Designers include Angel Aubichon of the Peepeekisis Cree Nation, who creates authentic handcrafted beaded jewelry and also dabbles in wearable technology. Tobi Davis Eagle Speaker is from the Kainai Nation, and incorporates her Blackfoot heritage into her original designs of earrings, necklaces, watches, purses and moccasins. Clothing designer Derek Jagodzinsky is from the Whitefish First Nation, and his company LUXX Ready-to-Wear’s fashions have been featured in the Native Fashion Now exhibit, which toured throughout the U.S. And Justin Louis of the Cree-Maskwacis Nation is co-founder of Section 35, which crafts both art and clothing.
Bringing it back home
All of this work being undertaken by Striped Wolf, Hamilton and Etzerza is a way to try to give back to Indigenous populations. Striped Wolf’s father was unfortunately part of the Sixties Scoop, which he says had long-lasting negative effects, and violence and self-destruction are unfortunately common in his home community. Striped Wolf’s neighbour Colton Crowshoe was murdered in a crime that remains unsolved. The last witness says Crowshoe’s final interaction was with the police.

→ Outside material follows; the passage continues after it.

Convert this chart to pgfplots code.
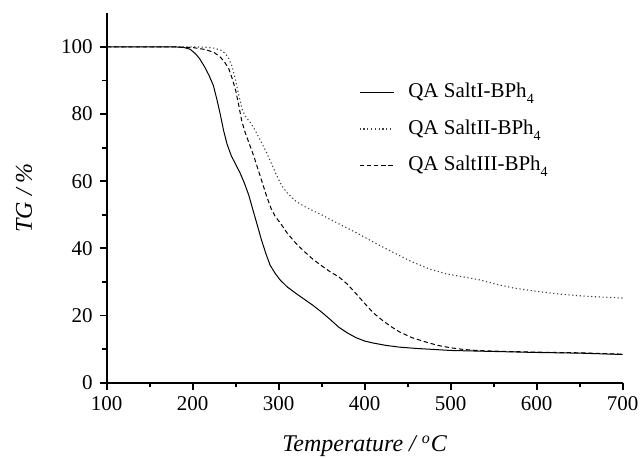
\documentclass[border=0pt]{standalone}
\usepackage{fontspec}
\setmainfont{Liberation Serif}
\usepackage{pgfplots}
\pgfplotsset{compat=1.18}
\newcommand{\sub}[1]{\raisebox{-3pt}{\fontsize{7}{8}\selectfont #1}}
\begin{document}
\begin{tikzpicture}
\path[use as bounding box] (-53.35pt,-37.65pt) rectangle (266.65pt,191.35pt);
\begin{axis}[
 scale only axis, width=258pt, height=184.7pt,
 at={(0,0)}, anchor=south west,
 xmin=100, xmax=700, ymin=0, ymax=110,
 axis x line*=bottom, axis y line*=left,
 axis line style={line width=0.9pt, -},
 xtick={100,200,...,700}, ytick={0,20,...,100},
 minor x tick num=1, minor y tick num=1,
 tick align=outside,
 major tick length=3.5pt, minor tick length=2.3pt,
 every tick/.style={black, line width=0.9pt},
 tick label style={font=\fontsize{10.5}{12}\selectfont},
 /pgf/number format/assume math mode=true,
 xlabel={\textit{Temperature / \textsuperscript{o}C}},
 ylabel={\textit{TG / \%}},
 label style={font=\fontsize{12}{14}\selectfont},
 xlabel style={at={(axis description cs:0.5,-0.187)}, anchor=base},
 ylabel style={at={(axis description cs:-0.160,0.5)}, anchor=center},
 legend style={draw=none, fill=none, at={(axis cs:393,90.4)}, anchor=north west,
   font=\fontsize{10.5}{12}\selectfont, inner sep=0pt, row sep=5.25pt,
   nodes={text height=8pt, text depth=3pt, inner sep=1pt},
   /tikz/every odd column/.style={column sep=6pt}},
 legend cell align=left,
]
\addplot[black, line width=0.5pt] coordinates {
(100,100) (150,100) (180,100) (190,99.8) (197,99.3) (203,98.0) (208,96.5) (214,94.0) (219,91.5) (224,88.5) (228,84.5) (232,80) (236,75) (240,71) (245,67.5) (250,65) (255,62.5) (260,59.5) (265,56) (270,51.5) (275,47) (280,42.5) (285,38.5) (290,35) (296,32.5) (302,30.5) (310,28.5) (320,26.6) (330,24.8) (340,23) (350,21) (360,18.8) (370,16.5) (380,14.8) (390,13.4) (400,12.4) (410,11.8) (425,11.1) (440,10.6) (460,10.2) (480,9.9) (500,9.6) (550,9.3) (600,9.0) (650,8.8) (700,8.4)
};
\addlegendentry{QA SaltI-BPh\sub{4}}
\addplot[black!75, line width=0.55pt, dash pattern=on 0.6pt off 1.3pt] coordinates {
(100,100) (200,100) (215,99.9) (225,99.6) (233,99) (238,98) (242,96.5) (246,94) (249,91) (252,87.5) (255,84) (258,81) (262,79) (267,77.5) (273,75) (279,72) (286,68.5) (292,65) (298,61.5) (304,58.5) (310,56.5) (320,54) (330,52.5) (340,51.2) (350,50) (360,48.6) (370,47.3) (380,46) (390,44.7) (400,43.3) (418,40.8) (437,38.3) (455,36) (476,33.8) (495,32.4) (515,31.5) (534,30.6) (555,29.2) (573,28.2) (600,27.2) (630,26.3) (660,25.7) (700,25.2)
};
\addlegendentry{QA SaltII-BPh\sub{4}}
\addplot[black, line width=0.5pt, dash pattern=on 2.2pt off 1.4pt] coordinates {
(100,100) (180,100) (200,99.8) (215,99.2) (225,98.3) (232,97) (237,95.5) (242,93.5) (246,90.5) (250,87) (254,82) (257,78) (261,74.5) (266,71) (271,67.5) (276,63.5) (281,59.5) (286,55.5) (291,52) (296,49.5) (302,47.5) (310,44.5) (320,41.5) (330,39) (340,36.7) (350,34.8) (360,33) (370,31.5) (380,29.3) (390,26.5) (400,23.6) (410,20.8) (420,18.7) (430,16.8) (440,15.2) (455,13.4) (470,12.2) (485,11.1) (500,10.4) (515,9.9) (530,9.6) (550,9.4) (600,9.1) (650,8.9) (700,8.5)
};
\addlegendentry{QA SaltIII-BPh\sub{4}}
\end{axis}
\end{tikzpicture}
\end{document}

“I’ve had multiple experiences where I’ve gone to these memorials and seen elders just cry and basically beg us to do something. It was at the Colton Crowshoe one where they said, ‘The police aren’t listening to us. Governments aren’t listening to us. The only thing we can do now is tell our youth to go and do something.’”
Those words touched Spirit River, and led him to discover his passion for studying policy. Seeing the “bigger picture” is providing him with power.
“Right now I think we’re in an interesting period of time, and I think that interesting period gives us policy windows and opportunities to be able to make change.”